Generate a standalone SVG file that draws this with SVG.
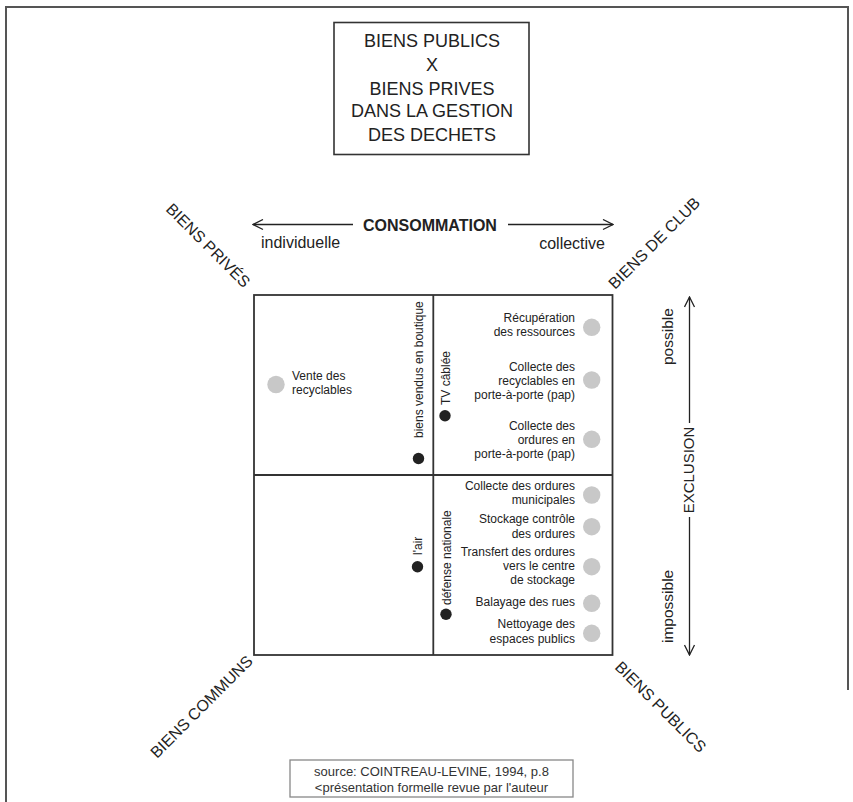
<svg xmlns="http://www.w3.org/2000/svg" width="853" height="802" viewBox="0 0 853 802">
<style>
text{font-family:"Liberation Sans",Arial,sans-serif;fill:#222}
.t{font-size:18px;text-anchor:middle}
.ax{font-size:16px}
.lab{font-size:12px}
.r{text-anchor:end}
.corner{font-size:16px}
.ln{stroke:#222;stroke-width:1.3;fill:none}
.gc{fill:#c8c8c8}
.bc{fill:#222}
.src{font-size:13px;text-anchor:middle;fill:#333}
</style>
<defs>
<marker id="ah" viewBox="0 0 12 12" refX="11" refY="6" markerWidth="12" markerHeight="12" markerUnits="userSpaceOnUse" orient="auto-start-reverse">
<path d="M1,1 L11,6 L1,11" fill="none" stroke="#222" stroke-width="1.3"/>
</marker>
</defs>
<rect width="853" height="802" fill="#fff"/>
<path d="M6,802 V7 H848 V690" fill="none" stroke="#555" stroke-width="2"/>
<g id="title">
<rect x="334" y="22.5" width="195" height="132" fill="#fff" stroke="#333" stroke-width="1.6"/>
<text class="t" x="432" y="47">BIENS PUBLICS</text>
<text class="t" x="432" y="71">X</text>
<text class="t" x="432" y="95">BIENS PRIVES</text>
<text class="t" x="432" y="117">DANS LA GESTION</text>
<text class="t" x="432" y="141">DES DECHETS</text>
</g>
<g id="connectors">
<line class="ln" x1="353" y1="224.5" x2="253" y2="224.5" marker-end="url(#ah)"/>
<line class="ln" x1="508" y1="224.5" x2="613" y2="224.5" marker-end="url(#ah)"/>
<line class="ln" x1="689.5" y1="423" x2="689.5" y2="297" marker-end="url(#ah)"/>
<line class="ln" x1="689.5" y1="517" x2="689.5" y2="655" marker-end="url(#ah)"/>
</g>
<g id="axis-consommation">
<text x="363" y="231" style="font-size:16px;font-weight:bold">CONSOMMATION</text>
<text class="ax" x="261" y="248">individuelle</text>
<text class="ax r" x="605" y="249">collective</text>
</g>
<g id="axis-exclusion">
<text transform="translate(694,470) rotate(-90)" style="font-size:15px;text-anchor:middle">EXCLUSION</text>
<text transform="translate(673,365) rotate(-90)" style="font-size:15.5px">possible</text>
<text transform="translate(673,643) rotate(-90)" style="font-size:15.5px">impossible</text>
</g>
<g id="corners">
<text class="corner" transform="translate(165,210) rotate(45)">BIENS PRIVÉS</text>
<text class="corner" transform="translate(615,290) rotate(-45)">BIENS DE CLUB</text>
<text class="corner" transform="translate(157,759) rotate(-45)">BIENS COMMUNS</text>
<text class="corner" transform="translate(614,668) rotate(45)">BIENS PUBLICS</text>
</g>
<g id="matrix">
<rect x="254" y="295" width="358.5" height="360" fill="none" stroke="#333" stroke-width="1.8"/>
<line x1="433.3" y1="295" x2="433.3" y2="655" stroke="#333" stroke-width="1.8"/>
<line x1="254" y1="475" x2="612.5" y2="475" stroke="#333" stroke-width="1.8"/>
</g>
<g id="n-vente">
<circle class="gc" cx="276" cy="384.5" r="8.7"/>
<text class="lab" x="292" y="380">Vente des</text>
<text class="lab" x="292" y="394">recyclables</text>
</g>
<g id="n-boutique">
<circle class="bc" cx="418.5" cy="458.5" r="5.7"/>
<text class="lab" transform="translate(422.5,438) rotate(-90)">biens vendus en boutique</text>
</g>
<g id="n-tv">
<circle class="bc" cx="445" cy="415.7" r="5.7"/>
<text class="lab" transform="translate(450,405) rotate(-90)">TV câblée</text>
</g>
<g id="n-air">
<circle class="bc" cx="417.5" cy="566.7" r="5.7"/>
<text class="lab" transform="translate(422,555) rotate(-90)">l'air</text>
</g>
<g id="n-defense">
<circle class="bc" cx="446" cy="614.3" r="5.7"/>
<text class="lab" transform="translate(450.5,605) rotate(-90)">défense nationale</text>
</g>
<g id="n-recup">
<circle class="gc" cx="591.7" cy="327.3" r="8.7"/>
<text class="lab r" x="575" y="321.7">Récupération</text>
<text class="lab r" x="575" y="336">des ressources</text>
</g>
<g id="n-coll-recy">
<circle class="gc" cx="591.7" cy="380" r="8.7"/>
<text class="lab r" x="575" y="370.7">Collecte des</text>
<text class="lab r" x="575" y="385">recyclables en</text>
<text class="lab r" x="575" y="399">porte-à-porte (pap)</text>
</g>
<g id="n-coll-ord">
<circle class="gc" cx="591.7" cy="439.3" r="8.7"/>
<text class="lab r" x="575" y="430">Collecte des</text>
<text class="lab r" x="575" y="444">ordures en</text>
<text class="lab r" x="575" y="458.3">porte-à-porte (pap)</text>
</g>
<g id="n-coll-mun">
<circle class="gc" cx="591.7" cy="495" r="8.7"/>
<text class="lab r" x="575" y="490">Collecte des ordures</text>
<text class="lab r" x="575" y="504.3">municipales</text>
</g>
<g id="n-stockage">
<circle class="gc" cx="591.7" cy="526.7" r="8.7"/>
<text class="lab r" x="575" y="523.3">Stockage contrôle</text>
<text class="lab r" x="575" y="537.7">des ordures</text>
</g>
<g id="n-transfert">
<circle class="gc" cx="591.7" cy="566.7" r="8.7"/>
<text class="lab r" x="575" y="556">Transfert des ordures</text>
<text class="lab r" x="575" y="570">vers le centre</text>
<text class="lab r" x="575" y="584.3">de stockage</text>
</g>
<g id="n-balayage">
<circle class="gc" cx="591.7" cy="603.3" r="8.7"/>
<text class="lab r" x="575" y="606">Balayage des rues</text>
</g>
<g id="n-nettoyage">
<circle class="gc" cx="591.7" cy="633.3" r="8.7"/>
<text class="lab r" x="575" y="628.3">Nettoyage des</text>
<text class="lab r" x="575" y="643.3">espaces publics</text>
</g>
<g id="source">
<rect x="290" y="760" width="283" height="37" fill="#fff" stroke="#888" stroke-width="1.3"/>
<text class="src" x="431.5" y="776">source: COINTREAU-LEVINE, 1994, p.8</text>
<text class="src" x="431.5" y="792">&lt;présentation formelle revue par l'auteur</text>
</g>
</svg>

▶ [SHORT PROBLEM]: Using the material above, return every line exactly as it appears, minus the pictures.

▶ [RESPONSE]:
Generate a standalone SVG file that draws this with SVG.
<svg xmlns="http://www.w3.org/2000/svg" width="853" height="802" viewBox="0 0 853 802">
<style>
text{font-family:"Liberation Sans",Arial,sans-serif;fill:#222}
.t{font-size:18px;text-anchor:middle}
.ax{font-size:16px}
.lab{font-size:12px}
.r{text-anchor:end}
.corner{font-size:16px}
.ln{stroke:#222;stroke-width:1.3;fill:none}
.gc{fill:#c8c8c8}
.bc{fill:#222}
.src{font-size:13px;text-anchor:middle;fill:#333}
</style>
<defs>
<marker id="ah" viewBox="0 0 12 12" refX="11" refY="6" markerWidth="12" markerHeight="12" markerUnits="userSpaceOnUse" orient="auto-start-reverse">
<path d="M1,1 L11,6 L1,11" fill="none" stroke="#222" stroke-width="1.3"/>
</marker>
</defs>
<rect width="853" height="802" fill="#fff"/>
<path d="M6,802 V7 H848 V690" fill="none" stroke="#555" stroke-width="2"/>
<g id="title">
<rect x="334" y="22.5" width="195" height="132" fill="#fff" stroke="#333" stroke-width="1.6"/>
<text class="t" x="432" y="47">BIENS PUBLICS</text>
<text class="t" x="432" y="71">X</text>
<text class="t" x="432" y="95">BIENS PRIVES</text>
<text class="t" x="432" y="117">DANS LA GESTION</text>
<text class="t" x="432" y="141">DES DECHETS</text>
</g>
<g id="connectors">
<line class="ln" x1="353" y1="224.5" x2="253" y2="224.5" marker-end="url(#ah)"/>
<line class="ln" x1="508" y1="224.5" x2="613" y2="224.5" marker-end="url(#ah)"/>
<line class="ln" x1="689.5" y1="423" x2="689.5" y2="297" marker-end="url(#ah)"/>
<line class="ln" x1="689.5" y1="517" x2="689.5" y2="655" marker-end="url(#ah)"/>
</g>
<g id="axis-consommation">
<text x="363" y="231" style="font-size:16px;font-weight:bold">CONSOMMATION</text>
<text class="ax" x="261" y="248">individuelle</text>
<text class="ax r" x="605" y="249">collective</text>
</g>
<g id="axis-exclusion">
<text transform="translate(694,470) rotate(-90)" style="font-size:15px;text-anchor:middle">EXCLUSION</text>
<text transform="translate(673,365) rotate(-90)" style="font-size:15.5px">possible</text>
<text transform="translate(673,643) rotate(-90)" style="font-size:15.5px">impossible</text>
</g>
<g id="corners">
<text class="corner" transform="translate(165,210) rotate(45)">BIENS PRIVÉS</text>
<text class="corner" transform="translate(615,290) rotate(-45)">BIENS DE CLUB</text>
<text class="corner" transform="translate(157,759) rotate(-45)">BIENS COMMUNS</text>
<text class="corner" transform="translate(614,668) rotate(45)">BIENS PUBLICS</text>
</g>
<g id="matrix">
<rect x="254" y="295" width="358.5" height="360" fill="none" stroke="#333" stroke-width="1.8"/>
<line x1="433.3" y1="295" x2="433.3" y2="655" stroke="#333" stroke-width="1.8"/>
<line x1="254" y1="475" x2="612.5" y2="475" stroke="#333" stroke-width="1.8"/>
</g>
<g id="n-vente">
<circle class="gc" cx="276" cy="384.5" r="8.7"/>
<text class="lab" x="292" y="380">Vente des</text>
<text class="lab" x="292" y="394">recyclables</text>
</g>
<g id="n-boutique">
<circle class="bc" cx="418.5" cy="458.5" r="5.7"/>
<text class="lab" transform="translate(422.5,438) rotate(-90)">biens vendus en boutique</text>
</g>
<g id="n-tv">
<circle class="bc" cx="445" cy="415.7" r="5.7"/>
<text class="lab" transform="translate(450,405) rotate(-90)">TV câblée</text>
</g>
<g id="n-air">
<circle class="bc" cx="417.5" cy="566.7" r="5.7"/>
<text class="lab" transform="translate(422,555) rotate(-90)">l'air</text>
</g>
<g id="n-defense">
<circle class="bc" cx="446" cy="614.3" r="5.7"/>
<text class="lab" transform="translate(450.5,605) rotate(-90)">défense nationale</text>
</g>
<g id="n-recup">
<circle class="gc" cx="591.7" cy="327.3" r="8.7"/>
<text class="lab r" x="575" y="321.7">Récupération</text>
<text class="lab r" x="575" y="336">des ressources</text>
</g>
<g id="n-coll-recy">
<circle class="gc" cx="591.7" cy="380" r="8.7"/>
<text class="lab r" x="575" y="370.7">Collecte des</text>
<text class="lab r" x="575" y="385">recyclables en</text>
<text class="lab r" x="575" y="399">porte-à-porte (pap)</text>
</g>
<g id="n-coll-ord">
<circle class="gc" cx="591.7" cy="439.3" r="8.7"/>
<text class="lab r" x="575" y="430">Collecte des</text>
<text class="lab r" x="575" y="444">ordures en</text>
<text class="lab r" x="575" y="458.3">porte-à-porte (pap)</text>
</g>
<g id="n-coll-mun">
<circle class="gc" cx="591.7" cy="495" r="8.7"/>
<text class="lab r" x="575" y="490">Collecte des ordures</text>
<text class="lab r" x="575" y="504.3">municipales</text>
</g>
<g id="n-stockage">
<circle class="gc" cx="591.7" cy="526.7" r="8.7"/>
<text class="lab r" x="575" y="523.3">Stockage contrôle</text>
<text class="lab r" x="575" y="537.7">des ordures</text>
</g>
<g id="n-transfert">
<circle class="gc" cx="591.7" cy="566.7" r="8.7"/>
<text class="lab r" x="575" y="556">Transfert des ordures</text>
<text class="lab r" x="575" y="570">vers le centre</text>
<text class="lab r" x="575" y="584.3">de stockage</text>
</g>
<g id="n-balayage">
<circle class="gc" cx="591.7" cy="603.3" r="8.7"/>
<text class="lab r" x="575" y="606">Balayage des rues</text>
</g>
<g id="n-nettoyage">
<circle class="gc" cx="591.7" cy="633.3" r="8.7"/>
<text class="lab r" x="575" y="628.3">Nettoyage des</text>
<text class="lab r" x="575" y="643.3">espaces publics</text>
</g>
<g id="source">
<rect x="290" y="760" width="283" height="37" fill="#fff" stroke="#888" stroke-width="1.3"/>
<text class="src" x="431.5" y="776">source: COINTREAU-LEVINE, 1994, p.8</text>
<text class="src" x="431.5" y="792">&lt;présentation formelle revue par l'auteur</text>
</g>
</svg>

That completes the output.